** begin **

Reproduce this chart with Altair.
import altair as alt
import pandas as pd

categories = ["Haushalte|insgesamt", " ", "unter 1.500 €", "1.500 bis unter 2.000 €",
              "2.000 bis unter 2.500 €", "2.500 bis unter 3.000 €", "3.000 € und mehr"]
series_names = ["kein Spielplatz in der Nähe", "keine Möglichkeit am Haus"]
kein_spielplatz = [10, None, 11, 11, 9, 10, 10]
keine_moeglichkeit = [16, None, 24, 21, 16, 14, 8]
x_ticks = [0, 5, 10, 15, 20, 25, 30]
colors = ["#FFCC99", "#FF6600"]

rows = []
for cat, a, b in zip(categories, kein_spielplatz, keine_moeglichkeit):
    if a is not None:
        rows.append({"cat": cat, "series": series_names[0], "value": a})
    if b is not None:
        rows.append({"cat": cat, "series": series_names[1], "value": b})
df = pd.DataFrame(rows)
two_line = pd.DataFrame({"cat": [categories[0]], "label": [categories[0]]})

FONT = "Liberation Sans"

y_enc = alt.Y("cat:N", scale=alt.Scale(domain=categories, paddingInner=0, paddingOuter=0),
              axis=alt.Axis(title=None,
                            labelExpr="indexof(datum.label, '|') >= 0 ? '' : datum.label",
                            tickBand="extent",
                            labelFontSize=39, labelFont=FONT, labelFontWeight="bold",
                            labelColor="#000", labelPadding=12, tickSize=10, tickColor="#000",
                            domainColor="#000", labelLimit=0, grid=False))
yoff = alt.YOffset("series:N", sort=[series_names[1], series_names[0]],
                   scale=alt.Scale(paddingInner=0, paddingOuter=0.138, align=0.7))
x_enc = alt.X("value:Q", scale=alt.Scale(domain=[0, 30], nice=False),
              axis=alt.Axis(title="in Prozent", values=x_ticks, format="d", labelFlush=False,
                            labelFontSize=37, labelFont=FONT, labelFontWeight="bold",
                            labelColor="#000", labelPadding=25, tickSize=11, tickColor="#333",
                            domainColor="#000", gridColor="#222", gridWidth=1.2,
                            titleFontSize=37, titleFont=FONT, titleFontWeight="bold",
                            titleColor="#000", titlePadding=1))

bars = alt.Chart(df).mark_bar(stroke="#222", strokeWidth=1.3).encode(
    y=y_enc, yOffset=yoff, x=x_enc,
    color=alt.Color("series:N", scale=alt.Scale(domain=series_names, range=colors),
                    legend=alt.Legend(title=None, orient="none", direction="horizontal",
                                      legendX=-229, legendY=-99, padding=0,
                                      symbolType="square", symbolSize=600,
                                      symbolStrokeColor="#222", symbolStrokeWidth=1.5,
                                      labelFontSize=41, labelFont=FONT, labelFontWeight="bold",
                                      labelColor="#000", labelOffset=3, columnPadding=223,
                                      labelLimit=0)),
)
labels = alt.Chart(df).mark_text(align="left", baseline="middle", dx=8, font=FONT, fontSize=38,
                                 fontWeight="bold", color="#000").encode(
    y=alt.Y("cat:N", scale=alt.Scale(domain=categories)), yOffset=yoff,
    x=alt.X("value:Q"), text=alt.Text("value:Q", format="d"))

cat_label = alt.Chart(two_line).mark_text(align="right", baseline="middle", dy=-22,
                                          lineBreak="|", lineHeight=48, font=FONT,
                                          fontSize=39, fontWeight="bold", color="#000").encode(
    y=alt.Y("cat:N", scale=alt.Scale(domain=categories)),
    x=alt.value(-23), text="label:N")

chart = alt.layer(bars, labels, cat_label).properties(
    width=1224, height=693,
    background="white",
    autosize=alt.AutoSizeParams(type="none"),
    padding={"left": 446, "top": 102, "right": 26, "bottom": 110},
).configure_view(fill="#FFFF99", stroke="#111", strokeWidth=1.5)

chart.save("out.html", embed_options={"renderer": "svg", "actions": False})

** end **

→ **Task prompt**
Print all of the data exactly as it was given.

→ **Solution to the exercise**
Reproduce this chart with Altair.
import altair as alt
import pandas as pd

categories = ["Haushalte|insgesamt", " ", "unter 1.500 €", "1.500 bis unter 2.000 €",
              "2.000 bis unter 2.500 €", "2.500 bis unter 3.000 €", "3.000 € und mehr"]
series_names = ["kein Spielplatz in der Nähe", "keine Möglichkeit am Haus"]
kein_spielplatz = [10, None, 11, 11, 9, 10, 10]
keine_moeglichkeit = [16, None, 24, 21, 16, 14, 8]
x_ticks = [0, 5, 10, 15, 20, 25, 30]
colors = ["#FFCC99", "#FF6600"]

rows = []
for cat, a, b in zip(categories, kein_spielplatz, keine_moeglichkeit):
    if a is not None:
        rows.append({"cat": cat, "series": series_names[0], "value": a})
    if b is not None:
        rows.append({"cat": cat, "series": series_names[1], "value": b})
df = pd.DataFrame(rows)
two_line = pd.DataFrame({"cat": [categories[0]], "label": [categories[0]]})

FONT = "Liberation Sans"

y_enc = alt.Y("cat:N", scale=alt.Scale(domain=categories, paddingInner=0, paddingOuter=0),
              axis=alt.Axis(title=None,
                            labelExpr="indexof(datum.label, '|') >= 0 ? '' : datum.label",
                            tickBand="extent",
                            labelFontSize=39, labelFont=FONT, labelFontWeight="bold",
                            labelColor="#000", labelPadding=12, tickSize=10, tickColor="#000",
                            domainColor="#000", labelLimit=0, grid=False))
yoff = alt.YOffset("series:N", sort=[series_names[1], series_names[0]],
                   scale=alt.Scale(paddingInner=0, paddingOuter=0.138, align=0.7))
x_enc = alt.X("value:Q", scale=alt.Scale(domain=[0, 30], nice=False),
              axis=alt.Axis(title="in Prozent", values=x_ticks, format="d", labelFlush=False,
                            labelFontSize=37, labelFont=FONT, labelFontWeight="bold",
                            labelColor="#000", labelPadding=25, tickSize=11, tickColor="#333",
                            domainColor="#000", gridColor="#222", gridWidth=1.2,
                            titleFontSize=37, titleFont=FONT, titleFontWeight="bold",
                            titleColor="#000", titlePadding=1))

bars = alt.Chart(df).mark_bar(stroke="#222", strokeWidth=1.3).encode(
    y=y_enc, yOffset=yoff, x=x_enc,
    color=alt.Color("series:N", scale=alt.Scale(domain=series_names, range=colors),
                    legend=alt.Legend(title=None, orient="none", direction="horizontal",
                                      legendX=-229, legendY=-99, padding=0,
                                      symbolType="square", symbolSize=600,
                                      symbolStrokeColor="#222", symbolStrokeWidth=1.5,
                                      labelFontSize=41, labelFont=FONT, labelFontWeight="bold",
                                      labelColor="#000", labelOffset=3, columnPadding=223,
                                      labelLimit=0)),
)
labels = alt.Chart(df).mark_text(align="left", baseline="middle", dx=8, font=FONT, fontSize=38,
                                 fontWeight="bold", color="#000").encode(
    y=alt.Y("cat:N", scale=alt.Scale(domain=categories)), yOffset=yoff,
    x=alt.X("value:Q"), text=alt.Text("value:Q", format="d"))

cat_label = alt.Chart(two_line).mark_text(align="right", baseline="middle", dy=-22,
                                          lineBreak="|", lineHeight=48, font=FONT,
                                          fontSize=39, fontWeight="bold", color="#000").encode(
    y=alt.Y("cat:N", scale=alt.Scale(domain=categories)),
    x=alt.value(-23), text="label:N")

chart = alt.layer(bars, labels, cat_label).properties(
    width=1224, height=693,
    background="white",
    autosize=alt.AutoSizeParams(type="none"),
    padding={"left": 446, "top": 102, "right": 26, "bottom": 110},
).configure_view(fill="#FFFF99", stroke="#111", strokeWidth=1.5)

chart.save("out.html", embed_options={"renderer": "svg", "actions": False})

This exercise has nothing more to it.